O lucro tem sido visto quase como um pecado, esquecendo-se de que é o principal fator de motivação de qualquer empreendimento. Passa-se despercebida a importância para toda a sociedade da determinação de alguns (os empresários) de assumirem o risco da produção de bens ou serviços, sendo inconteste que cada um de nós só pode desfrutar do que precisa para viver (vestuário, alimentação, remédios, transporte, cultura, lazer, etc.) graças a iniciativas dessa natureza.
O Código Comercial contribuirá para a afirmação desses valores, dentro e fora dos tribunais, proporcionando aumento da segurança jurídica e previsibilidade das decisões judiciais.
Leia-se, por exemplo, o artigo 4.º, parágrafo único, do Substitutivo Paes Landim: “Decorre dos princípios da liberdade de iniciativa empresarial e da liberdade de concorrência o reconhecimento: (a) da imprescindibilidade, no sistema capitalista, da empresa privada para o atendimento das necessidades de cada um e de todos; (b) do lucro obtido com a exploração regular da empresa como o principal fator de motivação da iniciativa privada; (c) da importância, para toda a sociedade, da proteção jurídica assegurada ao investimento privado (...)”.

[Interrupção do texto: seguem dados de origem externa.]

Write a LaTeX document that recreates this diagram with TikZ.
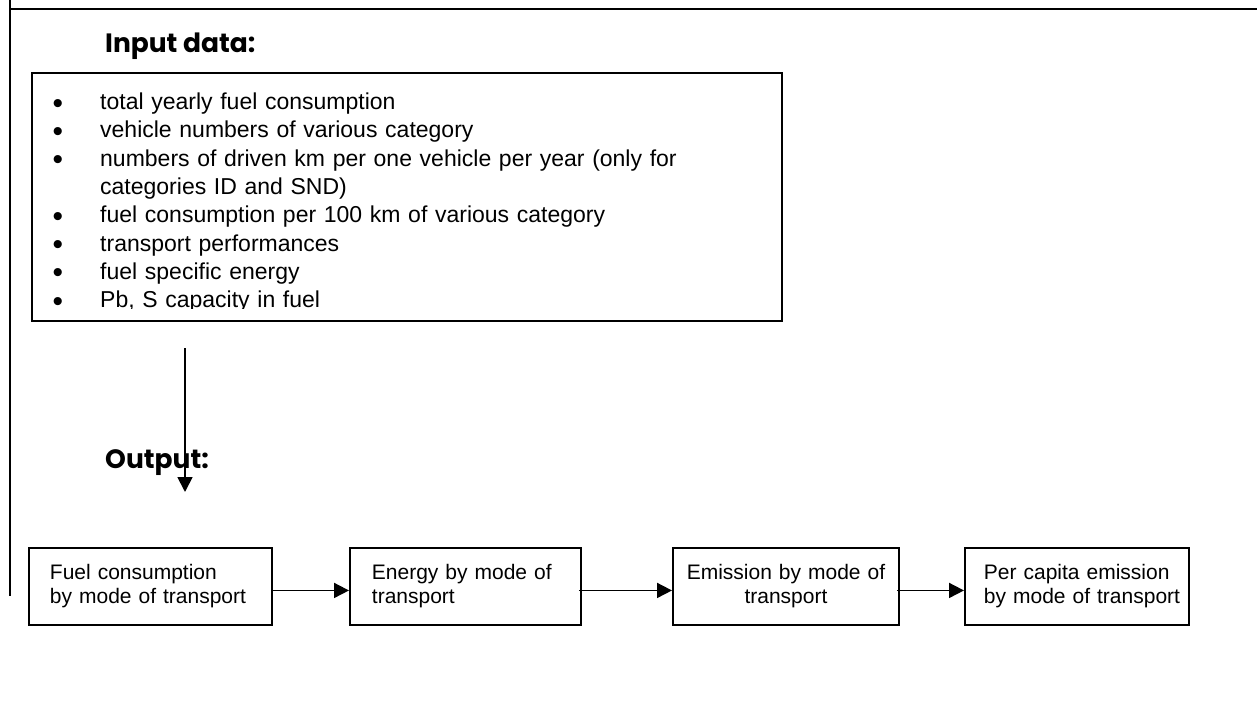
\documentclass[tikz,border=0pt]{standalone}
\usepackage{fontspec}
\setmainfont{Liberation Sans}
\newfontfamily\headfont{Poppins}
\usetikzlibrary{arrows.meta}
\newcommand{\blt}{\makebox[45pt][l]{\hspace{-2.5pt}\raisebox{-3.5pt}{\scalebox{1.3}{\textbullet}}}}
\begin{document}
\begin{tikzpicture}[x=1pt,y=-1pt,
  rule/.style={line width=1.8pt},
  flowbox/.style={draw,line width=1.9pt,anchor=north west,minimum height=77pt,inner ysep=0pt,font=\fontsize{21}{24}\selectfont},
  head/.style={anchor=base west,inner sep=0pt,font=\headfont\bfseries\fontsize{26.5}{30}\selectfont},
  conn/.style={line width=1.8pt,-{Triangle[length=15pt,width=15pt]}}
]
\useasboundingbox (0,0) rectangle (1257,708);
% page frame lines
\draw[line width=2.4pt] (11,9) -- (1257,9);
\draw[rule] (10,0) -- (10,596);
% titles
\node[head] (tin) at (105,52.5) {Input data:};
\node[head] (tout) at (105,468.5) {Output:};
% input list (clipped at the bottom like the reference)
\begin{scope}
\clip (31,72) rectangle (781,308.5);
\node[anchor=north west,minimum height=248pt,inner xsep=24pt,inner ysep=0pt,text width=702pt,align=left,
  font=\fontsize{23}{28.3}\selectfont] (inlist) at (31,78.5) {%
\blt total yearly fuel consumption\\
\blt vehicle numbers of various category\\
\blt numbers of driven km per one vehicle per year (only for\\
\makebox[45pt][l]{}categories ID and SND)\\
\blt fuel consumption per 100 km of various category\\
\blt transport performances\\
\blt fuel specific energy\\
\blt Pb, S capacity in fuel};
\end{scope}
\node[draw,line width=1.9pt,anchor=north west,minimum width=750pt,minimum height=248pt,inner sep=0pt] (inbox) at (31,72) {};
% flow boxes
\node[flowbox,inner xsep=21pt,text width=201pt,align=left] (b1) at (28,547) {Fuel consumption\\by mode of transport};
\node[flowbox,inner xsep=22pt,text width=187pt,align=left] (b2) at (349,547) {Energy by mode of\\transport};
\node[flowbox,inner xsep=10pt,text width=206pt,align=center] (b3) at (672,547) {Emission by mode of\\transport};
\node[flowbox,inner xsep=19pt,text width=186pt,align=left] (b4) at (964,547) {Per capita emission\\\mbox{by mode of transport}};
% vertical arrow
\coordinate (dstart) at (185,348);
\coordinate (dend) at (185,492);
\draw[conn] (dstart) -- (dend);
% horizontal connectors
\draw[conn] ([yshift=-4pt]b1.east) -- ([yshift=-4pt]b2.west);
\draw[conn] ([xshift=-3pt,yshift=-4pt]b2.east) -- ([yshift=-4pt]b3.west);
\draw[conn] ([xshift=-3pt,yshift=-4pt]b3.east) -- ([yshift=-4pt]b4.west);
\end{tikzpicture}
\end{document}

À medida que a lei incorpore esses conceitos (verdadeira explicitação da Constituição), isso os torna objeto de conhecimento obrigatório dos estudantes, estudiosos e profissionais do Direito. Os programas das faculdades vão incluir o seu estudo; as listas de pontos dos concursos da magistratura e do Ministério Público deverão necessariamente contemplá-los; produzir-se-ão estudos, artigos, dissertações e teses sobre o dispositivo; etc. Com isso, os valores veiculados pela norma legal serão conhecidos e incorporados por mais pessoas.
Esta estratégia de reafirmação de valores não é nenhuma novidade no Brasil. Foi graças ao reconhecimento, na lei, da “vulnerabilidade do consumidor”, constante do artigo 4.º, I, do CDC, que este importantíssimo fundamento valorativo de toda a proteção especial dos consumidores passou a frequentar os argumentos jurídicos de doutrinas, petições, sentenças e acórdãos.
Além desta fundamental questão principiológica, o novo Código Comercial também tem como objetivo nuclear contribuir, no plano do Direito privado, para destravar a economia. Contempla inovações que livrarão os empresários das amarras de burocracias, tornando o ambiente de negócios mais favorável ao desenvolvimento das empresas brasileiras e mais atraente aos investidores de todo o mundo. A Colômbia é um exemplo de país que realizou consistentes reformas microeconômicas, melhorando consideravelmente, com isso, sua classificação nos rankings globais de ambiente de negócios. O Brasil precisa trilhar caminho semelhante.
O projeto de novo Código Comercial, iniciativa do deputado Vicente Cândido, é apoiado por importantes entidades empresariais, entre as quais a Fecomercio de São Paulo, por seu Conselho Superior de Direito, com indicação de assessores que, nas viagens feitas ao exterior a fim de comparar modelos vigentes e exitosos, colaboraram na apresentação de sugestões. Na atual legislatura, o debate foi impulsionado pelo dinamismo do deputado Laércio Oliveira, presidente da Comissão Especial do Código. O erudito substitutivo do deputado Paes Landim, relator geral, acolheu críticas e consolidou contribuições recebidas ao longo destes cinco anos de tramitação, aperfeiçoando o projeto. Aguarda-se para logo a sua votação, para que a economia brasileira possa se beneficiar o quanto antes das melhorias na disciplina jurídica da atividade econômica previstas no novo Código Comercial.